Alborada saw her first dawn only a few miles from the track at Rausing's Lanwades Stud, still home of her dam and grand-dam. "Although it sounds somewhat fanciful, she was special from the word go," said Rausing. "And she is tough, too; she broke a foot as a foal and had to come through 11 weeks confined to her box. In retrospect it was a fortuitous injury, because it prevented me from sending her to the sales."

Some mighty reputations were blown away on the wind-blasted heath as the 25-1 chance Mujahid and Auction House (20-1), filled the first two places in the season's premier two-year-old contest, the Dewhurst Stakes. The 13-8 joint favourites, Stravinsky and Enrique, could finish only third and fourth with the other perceived crack, Lujain, sixth.

It is just as well horses cannot read the scripts prepared for them otherwise Mujahid, trained by John Dunlop for Sheikh Hamdan al-Maktoum, would not have had the temerity to jump out of the stalls. And, indeed, half-way through the seven-furlongs the powerful white-faced bay appeared outpaced as Auction House took the field along. But when crunch time came, he was the one with the necessary reserves as Richard Hills darted him though a narrow gap between Enrique and Raise A Grand (a manoeuvre - judged careless by the stewards - for which he earned a two-day ban) and sent him striding clear on the uphill run to the line.

The Irish raider Stravinsky's late effort petered out in the closing stages, allowing Auction House to stay on again into the runner-up spot. Lujain was another whose stamina was found wanting as he beat only the disappointing French colt Indian Danehill home.
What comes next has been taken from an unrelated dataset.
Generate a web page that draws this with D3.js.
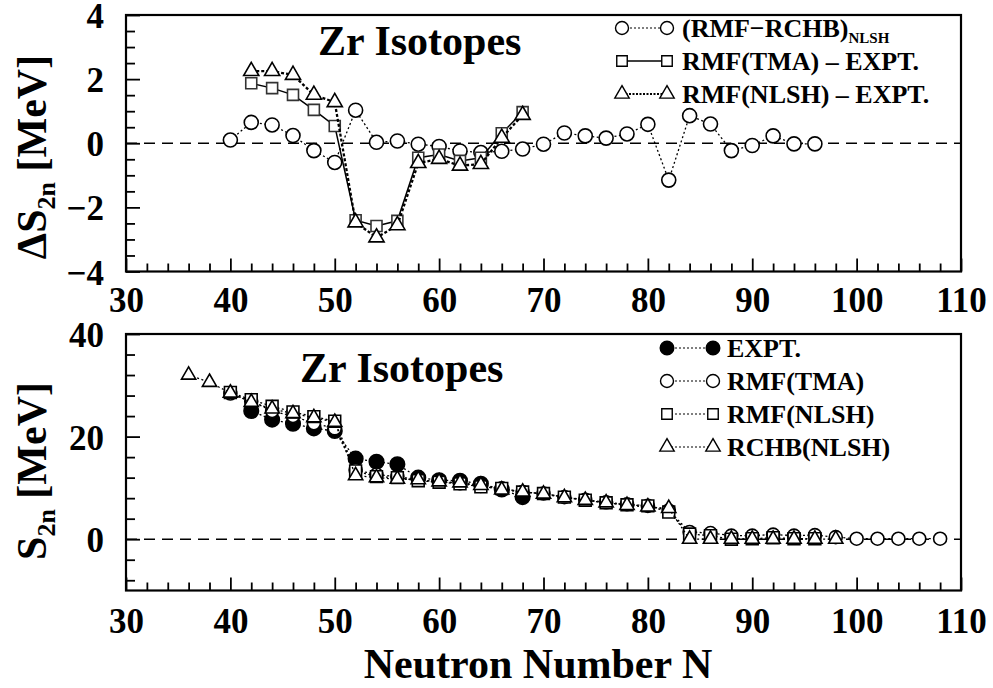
<!DOCTYPE html>
<html>
<head>
<meta charset="utf-8">
<script src="https://cdn.jsdelivr.net/npm/d3@7"></script>
</head>
<body style="margin:0;padding:0;background:#fff">
<svg id="chart" width="993" height="688" style="display:block"></svg>
<script>
// ---- Upper panel: differences in two-neutron separation energy (MeV) ----
const nDiffRchb = [40,42,44,46,48,50,52,54,56,58,60,62,64,66,68,70,72,74,76,78,80,82,84,86,88,90,92,94,96];
const diffRmfRchb = [0.10,0.65,0.57,0.24,-0.23,-0.60,1.03,0.03,0.07,-0.03,-0.10,-0.24,-0.29,-0.25,-0.18,-0.03,0.32,0.23,0.16,0.29,0.59,-1.15,0.86,0.60,-0.23,-0.07,0.23,-0.02,-0.02];

const nDiffExpt = [42,44,46,48,50,52,54,56,58,60,62,64,66,68];
const diffTmaExpt = [1.87,1.72,1.51,1.04,0.54,-2.40,-2.58,-2.42,-0.45,-0.35,-0.55,-0.45,0.31,0.97];
const diffNlshExpt = [2.25,2.25,2.13,1.51,1.28,-2.47,-2.94,-2.56,-0.62,-0.49,-0.70,-0.65,0.17,0.88];

// ---- Lower panel: two-neutron separation energy S2n (MeV) ----
const nExpt = [42,44,46,48,50,52,54,56,58,60,62,64,66,68];
const s2nExpt = [25.0,23.3,22.5,21.6,21.1,15.7,15.1,14.6,12.0,11.5,11.4,10.8,9.7,8.2];

const nTma = [40,42,44,46,48,50,52,54,56,58,60,62,64,66,68,70,72,74,76,78,80,82,84,86,88,90,92,94,96,98,100,102,104,106,108];
const s2nTma = [28.4,26.9,25.0,24.0,22.6,21.6,13.5,12.6,12.2,11.6,11.2,10.9,10.4,9.9,9.2,8.9,8.2,7.7,7.2,6.8,6.5,5.6,1.4,1.2,0.7,0.7,0.9,0.7,0.8,0.4,0.1,0.1,0.1,0.1,0.1];

const nNlsh = [40,42,44,46,48,50,52,54,56,58,60,62,64,66,68,70,72,74,76,78,80,82,84,86,88,90,92,94,96];
const s2nNlsh = [28.6,27.2,25.9,24.8,23.9,23.0,13.3,12.2,12.0,11.4,11.1,10.8,10.2,9.9,9.2,8.9,8.2,7.6,7.1,6.7,6.5,5.3,1.0,0.7,0.0,0.1,0.3,0.1,0.1];

const nRchb = [36,38,40,42,44,46,48,50,52,54,56,58,60,62,64,66,68,70,72,74,76,78,80,82,84,86,88,90,92,94,96,98];
const s2nRchb = [32.0,30.6,28.5,26.7,25.4,24.5,23.7,22.8,12.4,12.0,11.7,11.6,11.2,11.0,10.5,9.6,9.2,8.8,8.1,7.6,7.1,6.6,6.3,6.0,0.0,0.0,0.0,0.0,0.0,0.0,0.0,0.0];

// Axis ticks and labels
const xMajorTicks = [30,40,50,60,70,80,90,100,110];
const topYMajor = [4,2,0,-2,-4];
const botYMajor = [40,20,0];

const FONT = "Liberation Serif";
const svg = d3.select("#chart");

const x = d3.scaleLinear().domain([30, 110]).range([126, 961]);
const yTop = d3.scaleLinear().domain([-4, 4]).range([271.5, 15]);
const yBot = d3.scaleLinear().domain([-10, 40]).range([590.5, 334]);

const zip = (xs, ys) => xs.map((n, i) => [n, ys[i]]);

function panelFrame(y, yMinorRange, yMajor, labelBaselineY) {
  const g = svg.append("g");
  const [y0, y1] = y.range();
  // x minor and major ticks, pointing inward
  const xMinor = d3.axisBottom(x).tickValues(d3.range(32, 110, 2).filter(v => v % 10 !== 0)).tickSize(-8).tickFormat("");
  const xMaj = d3.axisBottom(x).tickValues(xMajorTicks).tickSize(-13).tickFormat(d3.format("d"));
  [xMinor, xMaj].forEach(ax => {
    const a = g.append("g").attr("transform", `translate(0,${y0})`).call(ax);
    a.select(".domain").remove();
    a.selectAll("line").attr("stroke", "#000").attr("stroke-width", 1.8);
    a.selectAll("text")
      .attr("y", labelBaselineY - y0).attr("dy", null)
      .style("font-size", "35px");
  });
  // y minor and major ticks, pointing inward
  const yMinor = d3.axisLeft(y).tickValues(yMinorRange).tickSize(-9).tickFormat("");
  const yMaj = d3.axisLeft(y).tickValues(yMajor).tickSize(-14).tickPadding(22);
  [yMinor, yMaj].forEach(ax => {
    const a = g.append("g").attr("transform", `translate(${x.range()[0]},0)`).call(ax);
    a.select(".domain").remove();
    a.selectAll("line").attr("stroke", "#000").attr("stroke-width", 1.8);
    a.selectAll("text").attr("dy", "0.36em").style("font-size", "35px");
  });
  // frame
  g.append("rect")
    .attr("x", x.range()[0]).attr("y", y1)
    .attr("width", x.range()[1] - x.range()[0]).attr("height", y0 - y1)
    .attr("fill", "none").attr("stroke", "#000").attr("stroke-width", 2.2);
  // zero reference
  g.append("line")
    .attr("x1", x.range()[0]).attr("x2", x.range()[1])
    .attr("y1", y(0)).attr("y2", y(0))
    .attr("stroke", "#000").attr("stroke-width", 1.6).attr("stroke-dasharray", "11,7");
  return g;
}

panelFrame(yTop, d3.range(-3.5, 4, 0.5).filter(v => v % 2 !== 0), topYMajor, 312);
panelFrame(yBot, d3.range(-8, 40, 4).filter(v => v % 20 !== 0), botYMajor, 633);

function drawSeries(y, data, opts) {
  const g = svg.append("g");
  const line = d3.line().x(d => x(d[0])).y(d => y(d[1]));
  g.append("path")
    .attr("d", line(data))
    .attr("fill", "none")
    .attr("stroke", "#000")
    .attr("stroke-width", opts.lw)
    .attr("stroke-dasharray", opts.dash || null);
  const sym = d3.symbol().type(opts.type).size(opts.size);
  g.selectAll("path.pt").data(data).join("path")
    .attr("class", "pt")
    .attr("transform", d => `translate(${x(d[0])},${y(d[1])})`)
    .attr("d", sym())
    .attr("fill", opts.fill)
    .attr("stroke", opts.stroke || "#000")
    .attr("stroke-width", opts.sw || 1.6);
}

// Upper panel series
drawSeries(yTop, zip(nDiffRchb, diffRmfRchb), { type: d3.symbolCircle, size: 154, fill: "#fff", lw: 1.3, dash: "2,2.5" });
drawSeries(yTop, zip(nDiffExpt, diffTmaExpt), { type: d3.symbolSquare, size: 121, fill: "#fff", lw: 1.5, stroke: "#333" });
drawSeries(yTop, zip(nDiffExpt, diffNlshExpt), { type: d3.symbolTriangle, size: 100, fill: "#fff", lw: 2.3, dash: "3,2" });

// Lower panel series
drawSeries(yBot, zip(nExpt, s2nExpt), { type: d3.symbolCircle, size: 165, fill: "#000", lw: 1.3, dash: "2,2.5" });
drawSeries(yBot, zip(nTma, s2nTma), { type: d3.symbolCircle, size: 133, fill: "#fff", lw: 1.3, dash: "2,2.5" });
drawSeries(yBot, zip(nNlsh, s2nNlsh), { type: d3.symbolSquare, size: 140, fill: "#fff", lw: 1.3, dash: "2,2.5" });
drawSeries(yBot, zip(nRchb, s2nRchb), { type: d3.symbolTriangle, size: 88, fill: "#fff", lw: 1.3, dash: "2,2.5" });

// Panel titles
svg.append("text").attr("x", 318).attr("y", 55).style("font-size", "42px").text("Zr Isotopes");
svg.append("text").attr("x", 300).attr("y", 382).style("font-size", "42px").text("Zr Isotopes");

// Legends
function legendRow(xl, xr, xt, yc, type, fill, size, lw, dash, build) {
  const g = svg.append("g");
  g.append("line").attr("x1", xl).attr("x2", xr).attr("y1", yc).attr("y2", yc)
    .attr("stroke", "#000").attr("stroke-width", lw).attr("stroke-dasharray", dash || null);
  const sym = d3.symbol().type(type).size(size);
  [xl, xr].forEach(px => {
    g.append("path").attr("transform", `translate(${px},${yc})`).attr("d", sym())
      .attr("fill", fill).attr("stroke", "#000").attr("stroke-width", 1.4);
  });
  const t = g.append("text").attr("x", xt).attr("y", yc + 9).style("font-size", "26px");
  build(t);
}

legendRow(622, 667, 682, 28, d3.symbolCircle, "#fff", 133, 1.2, "2,2", t => {
  t.append("tspan").text("(RMF\u2212RCHB)");
  t.append("tspan").attr("dy", 6).style("font-size", "15px").text("NLSH");
});
legendRow(622, 667, 682, 61, d3.symbolSquare, "#fff", 110, 1.5, null, t => t.text("RMF(TMA) \u2013 EXPT."));
legendRow(622, 667, 682, 94, d3.symbolTriangle, "#fff", 90, 2, "2,1.5", t => t.text("RMF(NLSH) \u2013 EXPT."));

legendRow(667, 713, 727, 348, d3.symbolCircle, "#000", 145, 1.2, "2,2", t => t.text("EXPT."));
legendRow(667, 713, 727, 381, d3.symbolCircle, "#fff", 133, 1.2, "2,2", t => t.text("RMF(TMA)"));
legendRow(667, 713, 727, 414, d3.symbolSquare, "#fff", 110, 1.2, "2,2", t => t.text("RMF(NLSH)"));
legendRow(667, 713, 727, 447, d3.symbolTriangle, "#fff", 90, 1.2, "2,2", t => t.text("RCHB(NLSH)"));

// Axis titles
const yl1 = svg.append("text").attr("transform", "translate(46,157) rotate(-90)")
  .attr("text-anchor", "middle").style("font-size", "42px");
yl1.append("tspan").text("\u0394S");
yl1.append("tspan").attr("dy", 9).style("font-size", "26px").text("2n");
yl1.append("tspan").attr("dy", -9).text(" [MeV]");

const yl2 = svg.append("text").attr("transform", "translate(46,471) rotate(-90)")
  .attr("text-anchor", "middle").style("font-size", "42px");
yl2.append("tspan").text("S");
yl2.append("tspan").attr("dy", 9).style("font-size", "26px").text("2n");
yl2.append("tspan").attr("dy", -9).text(" [MeV]");

svg.append("text").attr("x", 538).attr("y", 678).attr("text-anchor", "middle")
  .style("font-size", "42px").text("Neutron Number N");

// Bold serif face for every label
svg.selectAll("text")
  .style("font-family", FONT)
  .style("font-weight", "bold")
  .attr("fill", "#000");
</script>
</body>
</html>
There is always a danger that Maktoum-owned two-year-olds will be whisked to Dubai for the winter but Dunlop will keep charge of Mujahid, his first Dewhurst winner. "He came back rather sore after he was only fifth in the Gimcrack", he said. "I thought he would run well today, but I did not really think we would beat all of the top ones, and especially not so easily. But he has a very good character and attitude."

Unexpected does not always mean mediocre - remember Generous, the 50- 1 winner in 1990 - and Mujahid's performance has made him second favourite, behind Godolphin's Aljabr, for next year's 2,000 Guineas in most bookmakers' lists. With Saturday's Racing Post Trophy at Doncaster to come, the message is that no two-year-old is head and shoulders above the rest.

The end-of-season marathon handicap the Cesarewitch was remarkable for the small number of the 29 runners who were ever in contention. The winner Spirit Of Love, an 11-1 chance ridden by Olivier Peslier, was one of a small group who detached themselves from the rest, drawing nine lengths clear of his Mark Johnson-trained stablemate Etterby Park, who just pipped Spunkie with Puteri Wentworth fourth.

On the other side of the world Taufan's Melody became the first British- trained horse to win at Group One level in Australia when he took the Caulfield Cup in Melbourne at 66-1. But his victory, by a short-neck from the 100-1 shot Lisa's Game with the favourite Tie The Knot third and the other raider, Faithful Son, fourth, was not without controversy.

The seven-year-old gelding, trained in Sussex by Lady Herries, had been allowed into the pounds 577,000 contest only at the discretion of the local officials after it was discovered his earnings did not qualify him. Then he had to survive a stewards inquiry to keep the race, a trial for next month's Melbourne Cup.